De la même façon qu'on nous dit d'être créateur quand on écrit et travailleur autonome quand on négocie nos contrats, je pense qu'on est mieux d'être payés par une job X quand c'est le temps de régler les factures et payé par le plaisir du travail bien fait quand c'est le temps d'écrire.
Avec toujours la possibilité que le travail bien fait paie à son tour... comme un billet de loterie quoi! ;)
Pour commenter comme du monde, il faudrait que je réfléchisse et ça ne me tente pas vraiment.
Comme j'ai plus d'années derrière que devant, ma réflexion serait teintée de mon expérience et je crains fort que ça se résumerait au BESOIN d'écrire. Que sommes-nous prêts à faire ou ne pas faire pour combler un tel besoin, parfois pire qu'un gouffre affectif.
@ClaudeL : Oui, le besoin d'écrire. Besoin que j'ai renié un bout de temps. J'ai fini par lui céder, à mes propres conditions.
Et si tu mets ta réflexion en forme, j'aimerais bien la lire. Justement à cause du nombre de tes années! ;)
Option 2. J'ai trouvé un boulot que j'aime vraiment, dans le milieu culturel, et j'écris un peu.
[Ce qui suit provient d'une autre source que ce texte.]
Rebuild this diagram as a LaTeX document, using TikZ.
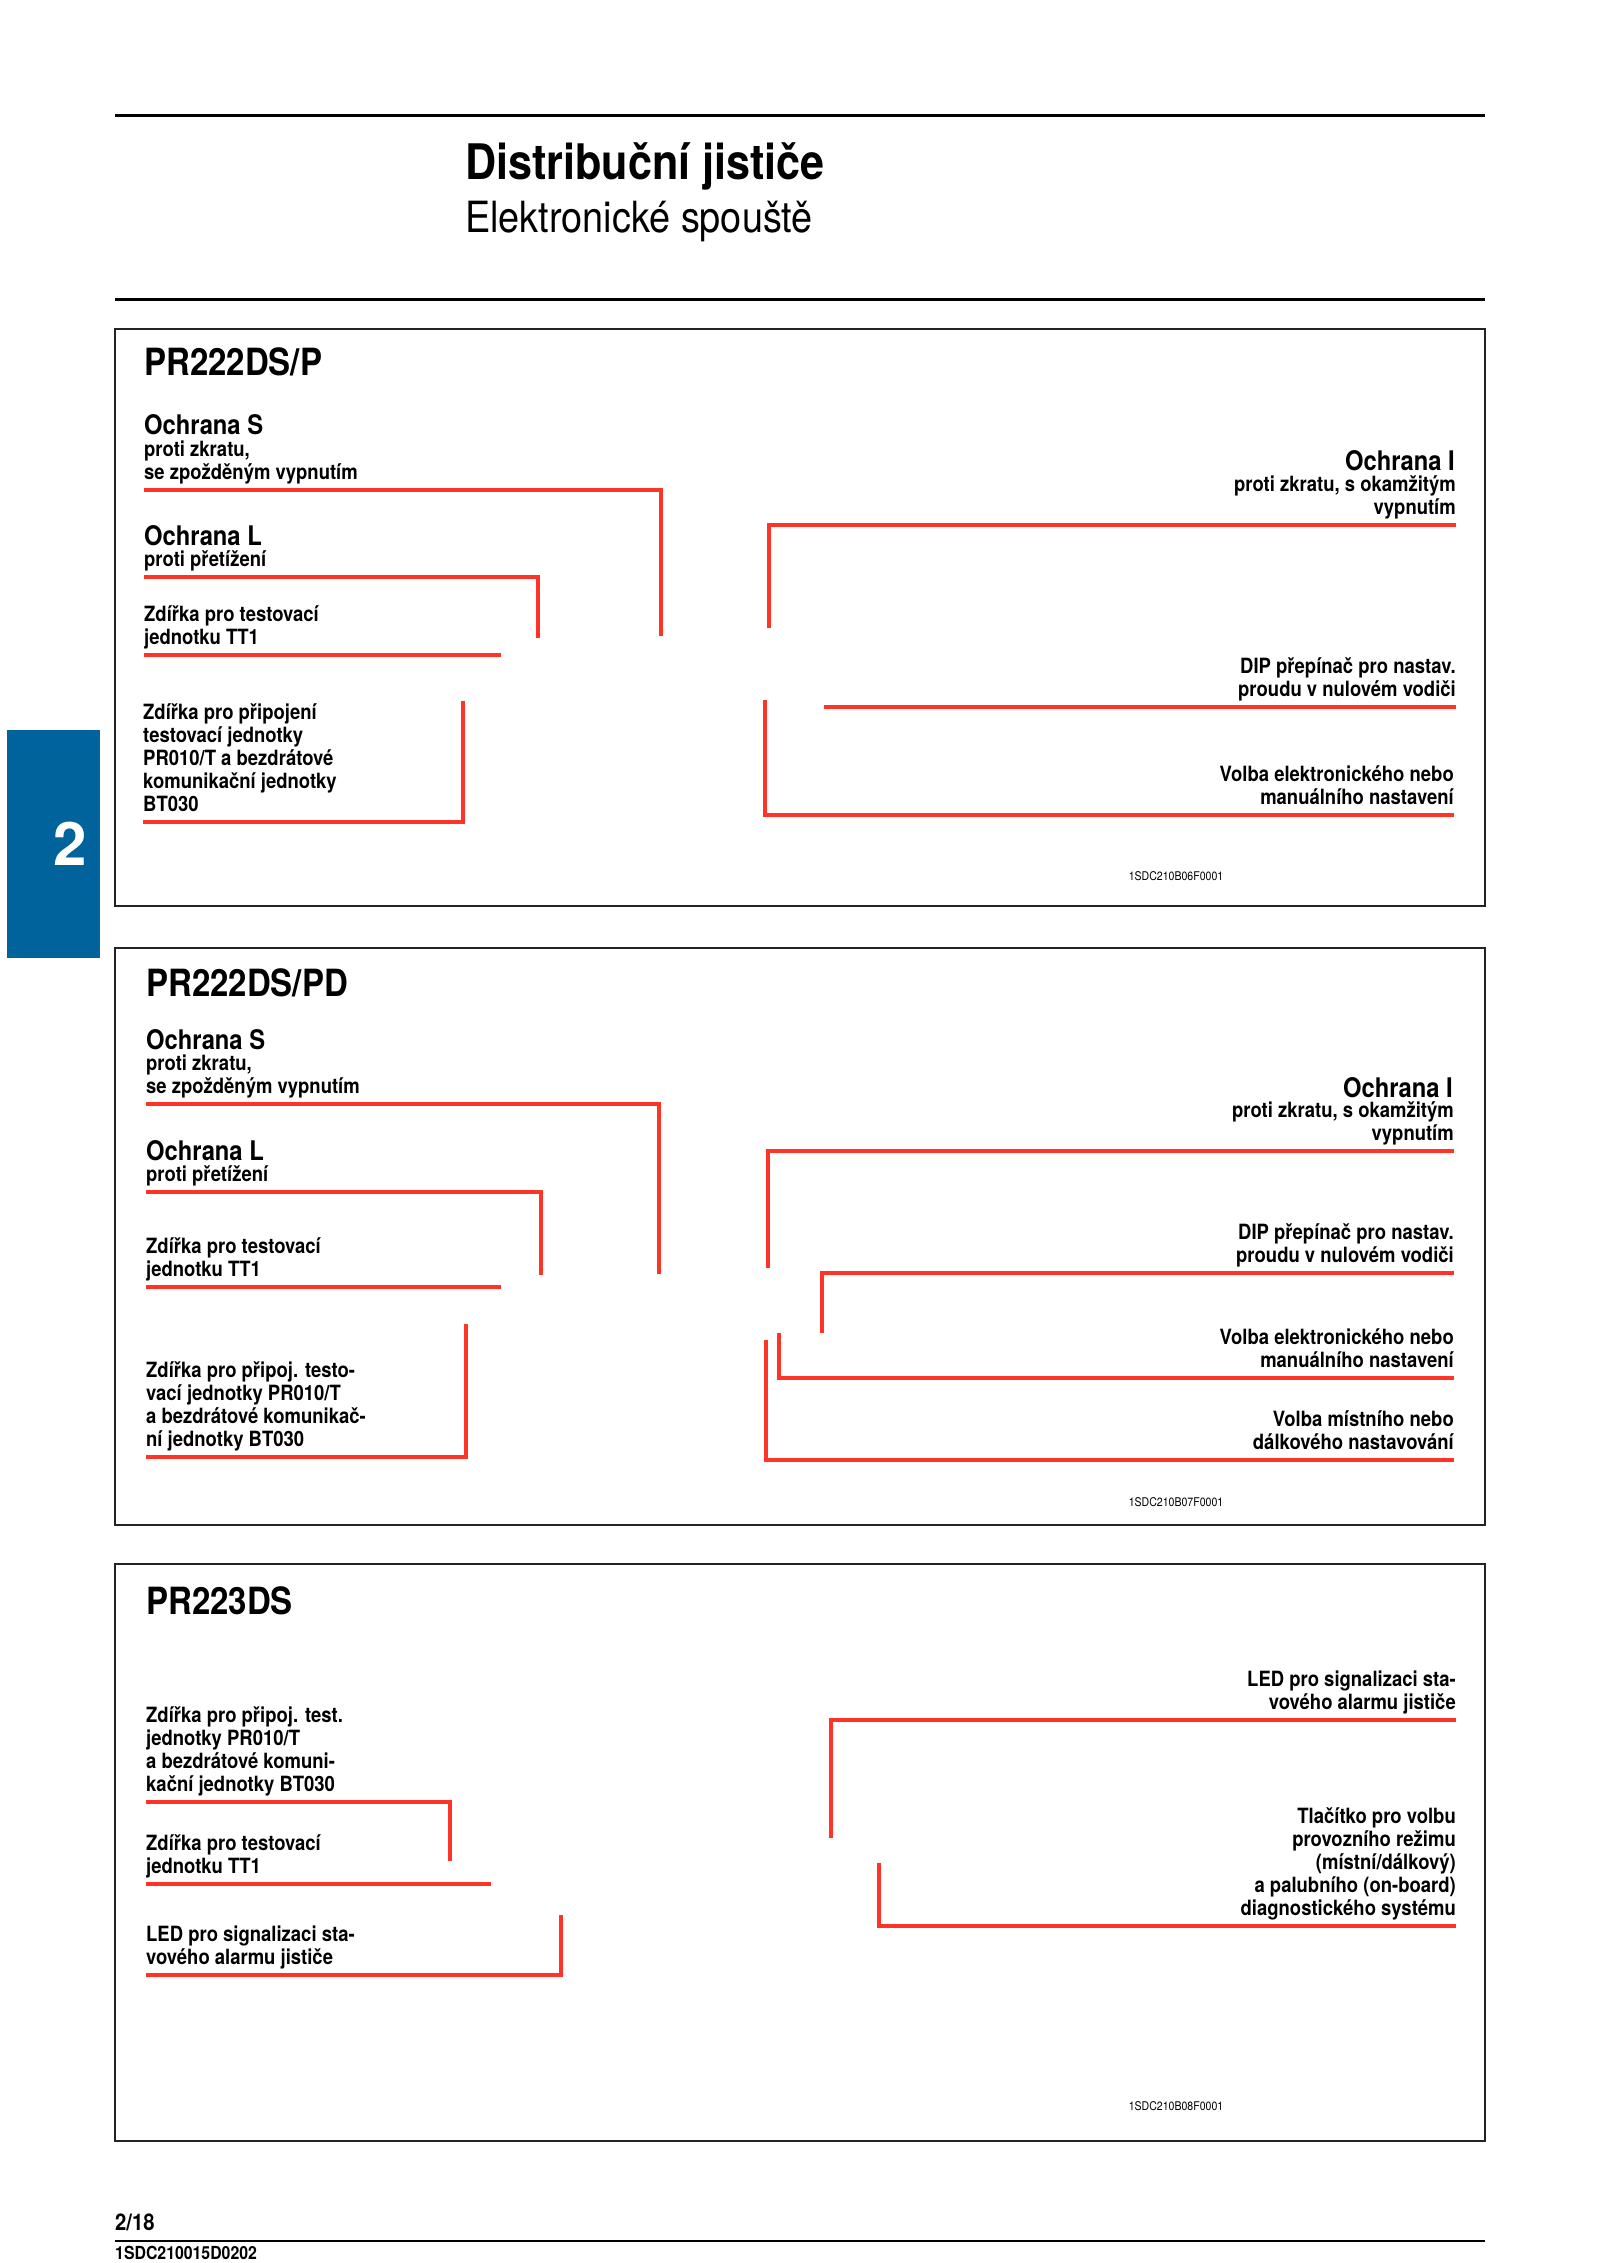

Pas autant que si je n'avais pas de boulot, bien sûr, mais ça me donne un équilibre qui me plaît. J'en avais marre de gagner 10 000$-15 00$/année un moment donné L'âge peut-être. ;-) Sans avoir un salaire mirobolant de PDG je gagne décemment ma vie et il me reste quand même un peu d'énergie pour l'écriture... et les chèques de droits d'auteur servent à du luxe, parce que pas prévu.
@La tête : En effet, un moment donné le salaire d'étudiants, on s'en fatigue. Contrairement à toi, je peux pas dire que j'aime mon boulot, mais il est tolérable. Et il a la grande qualité d'offrir beaucoup de jours de vacances! :p
Option 2, sans hésitation. J'ai besoin de ma petite sécurité financière, et l'écriture doit demeurer un plaisir, pas une corvée. Sinon, ça devient un boulot comme un autre et non merci, ce n'est pas ce que j'attends de l'écriture.
Mais oui, c'est bien de se poser la question et de voir jusqu'où on est prêt à aller dans cette belle aventure!
@Isa : Ouaip, moi aussi j'ai besoin d'une certaine sécurité financière. Sinon je dors pas. Et j'écris pas quand je dors pas! lol!